HUGH KING A FLAIR FOR DRAMA

Hugh King cuts a head-turning figure striding along Main Street in cap and cape, pointing with his cane as flocks of followers peer.

In full regalia as a resident of times past, Mr. King, East Hampton's official town crier, tells tales of the past to all who venture out with him for a deeper look at the venerable houses, burying grounds, and other village sights.

The tours - cemetery tours and an evening lantern tour this time of year, replaced by a Main Street tour when days lengthen - are offered every three weeks under the aegis of the East Hampton Historical Society.

Mr. King trolls through East Hampton Town records and the East Hampton Library's extensive Pennypacker-Long Island Collection for fodder, and says he finds "something new every time." He practically shivered as he described looking at early copies of the first Long Island newspaper, the Long Island Herald, published in Sag Harbor by David Frothingham in 1791, and reading through ancient town records "written in Thomas Talmage's hand."

Discovering that an accepted tale, usually stitched together from a variety of sources, is not at all what it seemed is one of history's most exciting rewards, in Mr. King's opinion.

After telling people "for years" that Lion Gardiner was buried on Gardiner's Island until his remains were moved to East Hampton's South End Burying Ground in 1886, he found an article in an 1886 copy of The Star describing the family's dismay at how the cedar posts on Gardiner's mainland grave were rotting. Logic dictated that he revise his dates.

Another reward, he said, is watching the faces of his listeners as the wider significance of East Hampton's history, brimming with figures such as Aaron Burr, Julia Gardiner Tyler, and John Howard Payne, sinks in.

Though Mr. King's paternal ancestors have deep local roots, he has not investigated his own genealogy much. "In fact, I've avoided it," he said. A member of the Lost Tribe of Accabonac, native East Hamptoners who meet informally once or twice a year, Mr. King, as this year's annual "roastee," was the target of a "big expose."

"They found out that I wasn't born here," he said. Raised in Amagansett, he was actually born in Brooklyn, where his parents were living at the time. "It's too late to kick me out now, though."

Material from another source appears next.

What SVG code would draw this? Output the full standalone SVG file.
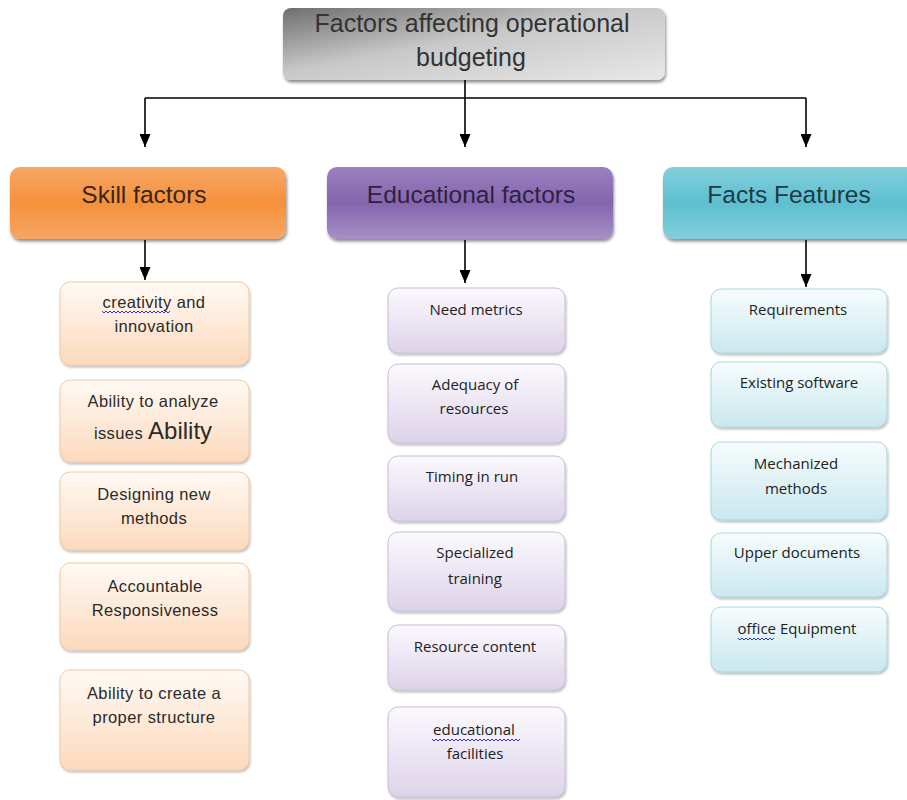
<svg xmlns="http://www.w3.org/2000/svg" width="907" height="800" viewBox="0 0 907 800">
<style>
.t{font-family:"Liberation Sans",Arial,sans-serif;text-anchor:middle}
.c{font-family:"Open Sans","Noto Sans",sans-serif;text-anchor:middle;font-size:15px;fill:#222}
.s{font-family:"Liberation Sans",Arial,sans-serif;text-anchor:middle;font-size:16.5px;letter-spacing:0.4px;fill:#2a2a2a}
.h{font-size:24.5px}
.cn{stroke:#000;stroke-width:1.6;fill:none}
.wv{stroke:#3333cc;stroke-width:1;fill:none}
</style>
<defs>
<linearGradient id="gTop" x1="0" y1="0" x2="1" y2="1">
<stop offset="0" stop-color="#6e6e6e"/><stop offset="0.45" stop-color="#c8c8c8"/><stop offset="1" stop-color="#e8e8e8"/>
</linearGradient>
<linearGradient id="gOr" x1="0" y1="0" x2="0" y2="1">
<stop offset="0" stop-color="#f7a766"/><stop offset="0.5" stop-color="#f5913c"/><stop offset="1" stop-color="#f7a666"/>
</linearGradient>
<linearGradient id="gPu" x1="0" y1="0" x2="0" y2="1">
<stop offset="0" stop-color="#9b80bf"/><stop offset="0.5" stop-color="#8465ad"/><stop offset="1" stop-color="#a590c6"/>
</linearGradient>
<linearGradient id="gCy" x1="0" y1="0" x2="0" y2="1">
<stop offset="0" stop-color="#82d0dc"/><stop offset="0.5" stop-color="#5dbfcf"/><stop offset="1" stop-color="#84cfdb"/>
</linearGradient>
<linearGradient id="lOr" x1="0" y1="0" x2="0" y2="1">
<stop offset="0" stop-color="#fffaf5"/><stop offset="1" stop-color="#fcd9bc"/>
</linearGradient>
<linearGradient id="lPu" x1="0" y1="0" x2="0" y2="1">
<stop offset="0" stop-color="#fbf9fd"/><stop offset="1" stop-color="#ddd3e9"/>
</linearGradient>
<linearGradient id="lCy" x1="0" y1="0" x2="0" y2="1">
<stop offset="0" stop-color="#f7fcfd"/><stop offset="1" stop-color="#c9e8ee"/>
</linearGradient>
<filter id="sh" x="-10%" y="-10%" width="120%" height="130%">
<feDropShadow dx="1" dy="2.5" stdDeviation="1.5" flood-color="#000" flood-opacity="0.45"/>
</filter>
<filter id="sh2" x="-10%" y="-10%" width="120%" height="130%">
<feDropShadow dx="1" dy="2" stdDeviation="1.2" flood-color="#000" flood-opacity="0.25"/>
</filter>
<marker id="ar" viewBox="0 0 13 11" refX="13" refY="5.5" markerWidth="13" markerHeight="11" markerUnits="userSpaceOnUse" orient="auto">
<path d="M0,0 L13,5.5 L0,11 Z" fill="#000"/>
</marker>
</defs>

<g id="connectors">
<path class="cn" d="M465,80 V98"/>
<path class="cn" d="M145,98 H806"/>
<path class="cn" d="M145,98 V147" marker-end="url(#ar)"/>
<path class="cn" d="M465,98 V147" marker-end="url(#ar)"/>
<path class="cn" d="M806,98 V147" marker-end="url(#ar)"/>
<path class="cn" d="M145,240 V280" marker-end="url(#ar)"/>
<path class="cn" d="M465,240 V283" marker-end="url(#ar)"/>
<path class="cn" d="M806,240 V287" marker-end="url(#ar)"/>
</g>

<g id="root">
<rect x="283" y="8" width="382" height="72" rx="8" fill="url(#gTop)" filter="url(#sh)"/>
<text class="t" x="472" y="32" font-size="25" fill="#333">Factors affecting operational</text>
<text class="t" x="471" y="66" font-size="25" fill="#333">budgeting</text>
</g>

<g id="skill">
<rect x="10" y="167" width="276" height="72" rx="10" fill="url(#gOr)" filter="url(#sh)"/>
<text class="t h" x="144" y="203" fill="#3a2414">Skill factors</text>
</g>
<g id="educational">
<rect x="327" y="167" width="286" height="72" rx="10" fill="url(#gPu)" filter="url(#sh)"/>
<text class="t h" x="471" y="203" fill="#2e2240">Educational factors</text>
</g>
<g id="facts">
<rect x="663" y="167" width="260" height="72" rx="10" fill="url(#gCy)" filter="url(#sh)"/>
<text class="t h" x="789" y="203" fill="#1f3a44">Facts Features</text>
</g>

<g id="s1"><rect x="60" y="282" width="189" height="83" rx="10" fill="url(#lOr)" stroke="#f0c8a6" filter="url(#sh2)"/>
<text class="s" x="154" y="308">creativity and</text><text class="s" x="154" y="332">innovation</text>
<path class="wv" d="M102,311 l2,2 l2,-2 l2,2 l2,-2 l2,2 l2,-2 l2,2 l2,-2 l2,2 l2,-2 l2,2 l2,-2 l2,2 l2,-2 l2,2 l2,-2 l2,2 l2,-2 l2,2 l2,-2 l2,2 l2,-2 l2,2 l2,-2 l2,2 l2,-2 l2,2 l2,-2 l2,2 l2,-2 l2,2 l2,-2 l2,2 l2,-2"/></g>
<g id="s2"><rect x="60" y="380" width="189" height="82" rx="10" fill="url(#lOr)" stroke="#f0c8a6" filter="url(#sh2)"/>
<text class="s" x="153" y="407">Ability to analyze</text><text class="s" x="153" y="439">issues <tspan font-size="24" letter-spacing="0">Ability</tspan></text></g>
<g id="s3"><rect x="60" y="472" width="189" height="78" rx="10" fill="url(#lOr)" stroke="#f0c8a6" filter="url(#sh2)"/>
<text class="s" x="154" y="500">Designing new</text><text class="s" x="154" y="524">methods</text></g>
<g id="s4"><rect x="60" y="563" width="189" height="87" rx="10" fill="url(#lOr)" stroke="#f0c8a6" filter="url(#sh2)"/>
<text class="s" x="155" y="592">Accountable</text><text class="s" x="155" y="616">Responsiveness</text></g>
<g id="s5"><rect x="60" y="670" width="189" height="100" rx="10" fill="url(#lOr)" stroke="#f0c8a6" filter="url(#sh2)"/>
<text class="s" x="154" y="699">Ability to create a</text><text class="s" x="154" y="723">proper structure</text></g>

<g id="e1"><rect x="388" y="288" width="177" height="65" rx="10" fill="url(#lPu)" stroke="#c8bcd8" filter="url(#sh2)"/>
<text class="c" x="476" y="315">Need metrics</text></g>
<g id="e2"><rect x="388" y="364" width="177" height="79" rx="10" fill="url(#lPu)" stroke="#c8bcd8" filter="url(#sh2)"/>
<text class="c" x="475" y="390">Adequacy of</text><text class="c" x="474" y="414">resources</text></g>
<g id="e3"><rect x="388" y="456" width="177" height="65" rx="10" fill="url(#lPu)" stroke="#c8bcd8" filter="url(#sh2)"/>
<text class="c" x="472" y="482">Timing in run</text></g>
<g id="e4"><rect x="388" y="532" width="177" height="79" rx="10" fill="url(#lPu)" stroke="#c8bcd8" filter="url(#sh2)"/>
<text class="c" x="475" y="558">Specialized</text><text class="c" x="475" y="584">training</text></g>
<g id="e5"><rect x="388" y="625" width="177" height="65" rx="10" fill="url(#lPu)" stroke="#c8bcd8" filter="url(#sh2)"/>
<text class="c" x="475" y="652">Resource content</text></g>
<g id="e6"><rect x="388" y="707" width="177" height="90" rx="10" fill="url(#lPu)" stroke="#c8bcd8" filter="url(#sh2)"/>
<text class="c" x="474" y="735">educational</text><text class="c" x="475" y="759">facilities</text>
<path class="wv" d="M432,739 l2,2 l2,-2 l2,2 l2,-2 l2,2 l2,-2 l2,2 l2,-2 l2,2 l2,-2 l2,2 l2,-2 l2,2 l2,-2 l2,2 l2,-2 l2,2 l2,-2 l2,2 l2,-2 l2,2 l2,-2 l2,2 l2,-2 l2,2 l2,-2 l2,2 l2,-2 l2,2 l2,-2 l2,2 l2,-2 l2,2 l2,-2 l2,2 l2,-2 l2,2 l2,-2 l2,2 l2,-2 l2,2 l2,-2 l2,2 l2,-2"/></g>

<g id="f1"><rect x="711" y="289" width="176" height="64" rx="10" fill="url(#lCy)" stroke="#a9d6df" filter="url(#sh2)"/>
<text class="c" x="798" y="315">Requirements</text></g>
<g id="f2"><rect x="711" y="362" width="176" height="65" rx="10" fill="url(#lCy)" stroke="#a9d6df" filter="url(#sh2)"/>
<text class="c" x="799" y="388">Existing software</text></g>
<g id="f3"><rect x="711" y="442" width="176" height="78" rx="10" fill="url(#lCy)" stroke="#a9d6df" filter="url(#sh2)"/>
<text class="c" x="796" y="469">Mechanized</text><text class="c" x="796" y="494">methods</text></g>
<g id="f4"><rect x="711" y="533" width="176" height="64" rx="10" fill="url(#lCy)" stroke="#a9d6df" filter="url(#sh2)"/>
<text class="c" x="797" y="558">Upper documents</text></g>
<g id="f5"><rect x="711" y="607" width="176" height="65" rx="10" fill="url(#lCy)" stroke="#a9d6df" filter="url(#sh2)"/>
<text class="c" x="797" y="634">office Equipment</text>
<path class="wv" d="M738,638 l2,2 l2,-2 l2,2 l2,-2 l2,2 l2,-2 l2,2 l2,-2 l2,2 l2,-2 l2,2 l2,-2 l2,2 l2,-2 l2,2 l2,-2 l2,2 l2,-2"/></g>
</svg>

As town crier, Mr. King is paid by the Town Board to make 20 appearances a year, speaking about local history before civic groups or clubs. Actually, he makes many more, and drops in at board meetings, too. "I don't think any other Town Board has made this kind of commitment as far as history," he said. He is hoping the board will decide to spend the money to reprint old Trustee and town records, and republish some of the many long-out-of-print treatises documenting local history.

A few years ago, with his wife, Loretta Orion, who teaches French at the Springs School and anthropology at Hofstra University, Mr. King wrote a play about the 17th-century Goody Garlick witchcraft trial. The couple presents a stripped-down account to students in the local schools, while the adults' version drafts the audience as judge and jury. "Of course, everyone votes guilty," said Mr. King, who has also appeared in community theater group productions.

"And you know," he added in reverential tones, "all the depositions are in the case records."

As town crier and Main Street tour guide, Mr. King's flair for drama and his talent for holding the attention of an audience - a skill honed during a 31-year teaching career at the Springs School - are put to good use. "I'm doing kind of both now, without the pressure," he said.

In October, on the day of the big anniversary parade, Mr. King provided commentary for the crowd as the floats went by the grandstand.

He has always been interested in history, but did not become a serious student of the subject until 1989, "the 200th anniversary of the Constitution being adopted. I somehow picked upon myself to become Rufus King [a signer of the Constitution]. I got this little costume and I started doing research."

Then came an occasion when the Historical Society requested his services as an 1840s schoolmaster, and he was off. The tours began a few years later, with information "generously" supplied by Sherrill Foster as a start.

A member of the tricentquinquagenary executive committee, Mr. King has served as its liaison to schools, and is now busy compiling scrapbooks for posterity, documenting all the celebratory events of the anniversary year now drawing to an end. They will eventually become part of the Long Island Collection.

Retired as of three years ago, the historian resists deadlines and schedules, reveling in the luxury of having time enough to read what he wants, when he wants. He devotes an hour a week to old copies of The Star, he said, and has read all through the records of the East Hampton Town Trustee records, "once thoroughly, and sifted through them a couple more times. It's not something you can blithely go through."